«Le mie valigie sono pronte
Desidero una morte santa»

«Questa non è morte». Così «L’Eco di Bergamo», 55 anni fa, titolava il fondo del direttore Andrea Spada annunciando la dipartita di Giovanni XXIII.

Alle 19,45 del 3 giugno 1963 tutto si era compiuto. Il Papa della bontà era spirato mentre il card. Luigi Traglia pronunciava l’Ite missa est: la fine della liturgia coincideva con l’ultimo respiro del pontefice. Fu allora che la finestra dell’appartamento pontificio si illuminò di colpo: un lampo e tutti capirono che Papa Roncalli era entrato nella luce eterna. Fu la notizia più cupa e triste del giorno. I quotidiani di tutto il mondo diedero l’annuncio a caratteri cubitali, macchiati di un piombo funereo, «L’Eco» uscì listato a lutto. La tv in bianco e nero venne inondata di edizioni straordinarie.

Ma «Questa non è morte» replicò sul nostro giornale monsignor Spada. Una frase questa ripetuta pochi giorni fa da un parrocchiano di Sotto il Monte, Gabriele Mapelli, che a Bergamo Tv ha gridato con forza: «Papa Giovanni è qui vicino a noi, non è morto, è vivo» . Le spoglie del Santo custodite nell’urna nella Cappella della Pace «continuano a parlare», suscitano affetto, calore e anche moniti .C’è sempre qualcosa di misterioso che accompagna la morte di un Papa.
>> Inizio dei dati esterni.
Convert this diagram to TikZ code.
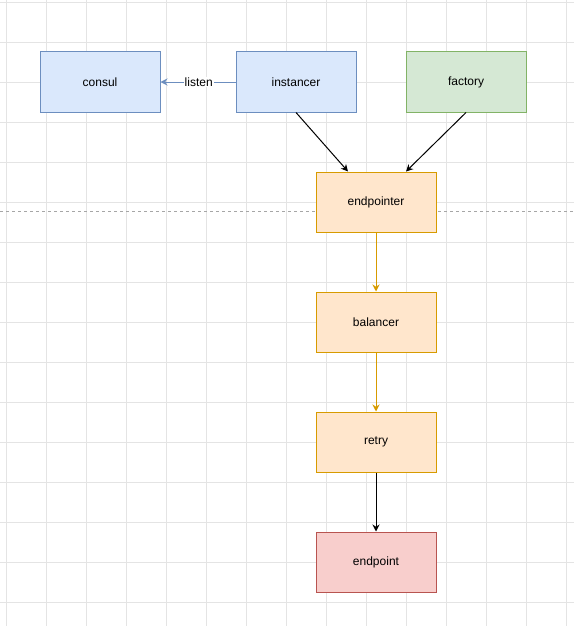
\documentclass[tikz,border=0pt]{standalone}
\usepackage{fontspec}
\setmainfont{Liberation Sans}
\usepackage{xcolor}
\definecolor{bluefill}{HTML}{DAE8FC}
\definecolor{bluedraw}{HTML}{6C8EBF}
\definecolor{greenfill}{HTML}{D5E8D4}
\definecolor{greendraw}{HTML}{82B366}
\definecolor{orangefill}{HTML}{FFE6CC}
\definecolor{orangedraw}{HTML}{D79B00}
\definecolor{redfill}{HTML}{F8CECC}
\definecolor{reddraw}{HTML}{B85450}
\definecolor{gridline}{HTML}{E4E4E4}
\usepackage{tikz}
\usetikzlibrary{positioning,arrows.meta}

\begin{document}
\begin{tikzpicture}[x=1pt, y=-1pt,
    every node/.style={font=\fontsize{12}{14}\selectfont},
    box/.style={draw, line width=1pt, minimum width=120pt,
                minimum height=60pt, align=center, inner sep=0pt},
    blue box/.style={box, fill=bluefill, draw=bluedraw},
    green box/.style={box, fill=greenfill, draw=greendraw},
    orange box/.style={box, fill=orangefill, draw=orangedraw},
    red box/.style={box, fill=redfill, draw=reddraw},
    arr/.style={-{Stealth[length=7pt, width=7pt]}, line width=1pt}]
  % canvas and grid
  \fill[white] (0,0) rectangle (574,626);
  \useasboundingbox (0,0) rectangle (574,626);
  \foreach \gx in {6.7,46.7,...,574} \draw[gridline, line width=1pt] (\gx,0) -- (\gx,626);
  \foreach \gy in {2.7,42.7,...,626} \draw[gridline, line width=1pt] (0,\gy) -- (574,\gy);
  \draw[gray!70, line width=0.8pt, dash pattern=on 3pt off 3pt] (0,211) -- (574,211);
  % nodes
  \node[blue box]   (consul)    at (100,82)  {consul};
  \node[blue box, right=75pt of consul]    (instancer) {instancer};
  \node[green box, right=49pt of instancer] (factory)  {factory};
  \node[orange box] (endpointer) at (376,202) {endpointer};
  \node[orange box, below=59pt of endpointer] (balancer) {balancer};
  \node[orange box, below=59pt of balancer]   (retry)    {retry};
  \node[red box, below=59pt of retry]         (endpoint) {endpoint};
  % connectors
  \draw[arr, bluedraw] (instancer.west) -- node[fill=white, inner sep=1pt, text=black, pos=0.49] {listen} (consul.east);
  \draw[arr] (instancer.south) -- ([xshift=-28pt]endpointer.north);
  \draw[arr] (factory.south) -- ([xshift=30pt]endpointer.north);
  \draw[arr, orangedraw] (endpointer.south) -- (balancer.north);
  \draw[arr, orangedraw] (balancer.south) -- (retry.north);
  \draw[arr] (retry.south) -- (endpoint.north);
\end{tikzpicture}
\end{document}
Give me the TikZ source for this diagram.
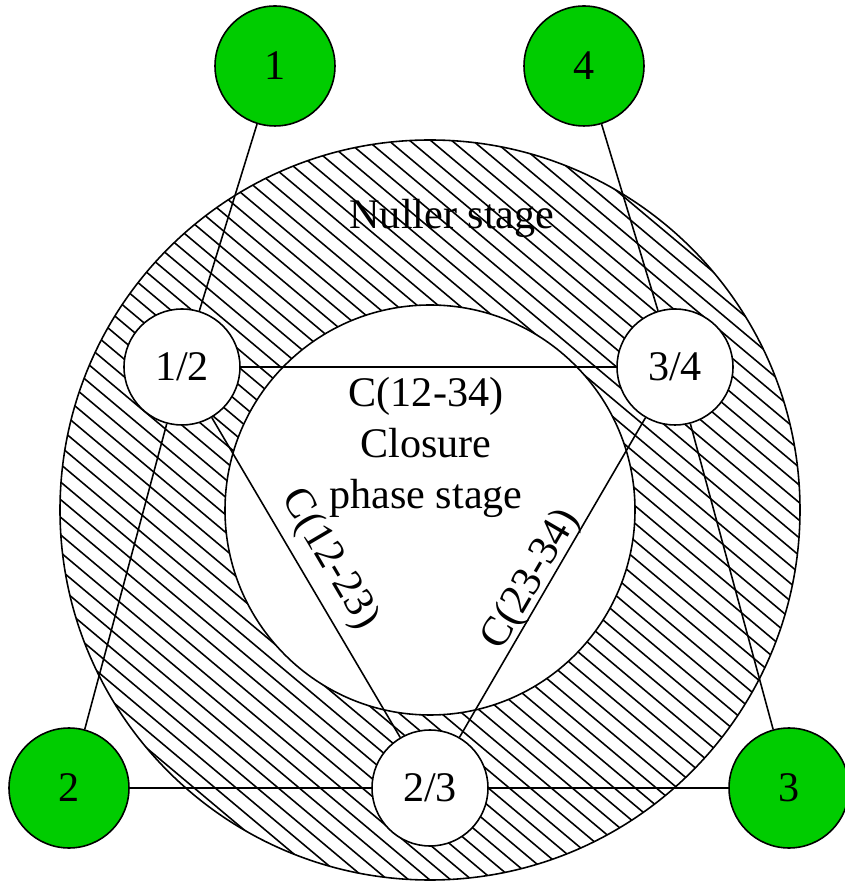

Oscura certezze, cancella punti di riferimento, ma il trapasso non cancella la memoria, anzi perpetua il messaggio, l’esempio, gli insegnamenti di un uomo. È così per Papa Giovanni, che pochi chiamano San Giovanni XXIII, per renderlo ancora più vicino a noi. Il pensiero della morte ha accompagnato il pontefice quasi tutte le sue giornate. Fin da giovinetto, quando rimase impressionato assistendo alla morte del suo parroco don Francesco Rebuzzini, riverso a terra colto da malore. Cappellano militare diede l’estrema unzione a giovani soldati e molti lo videro scoppiare a piangere. In Bulgaria vide i morti del terremoto.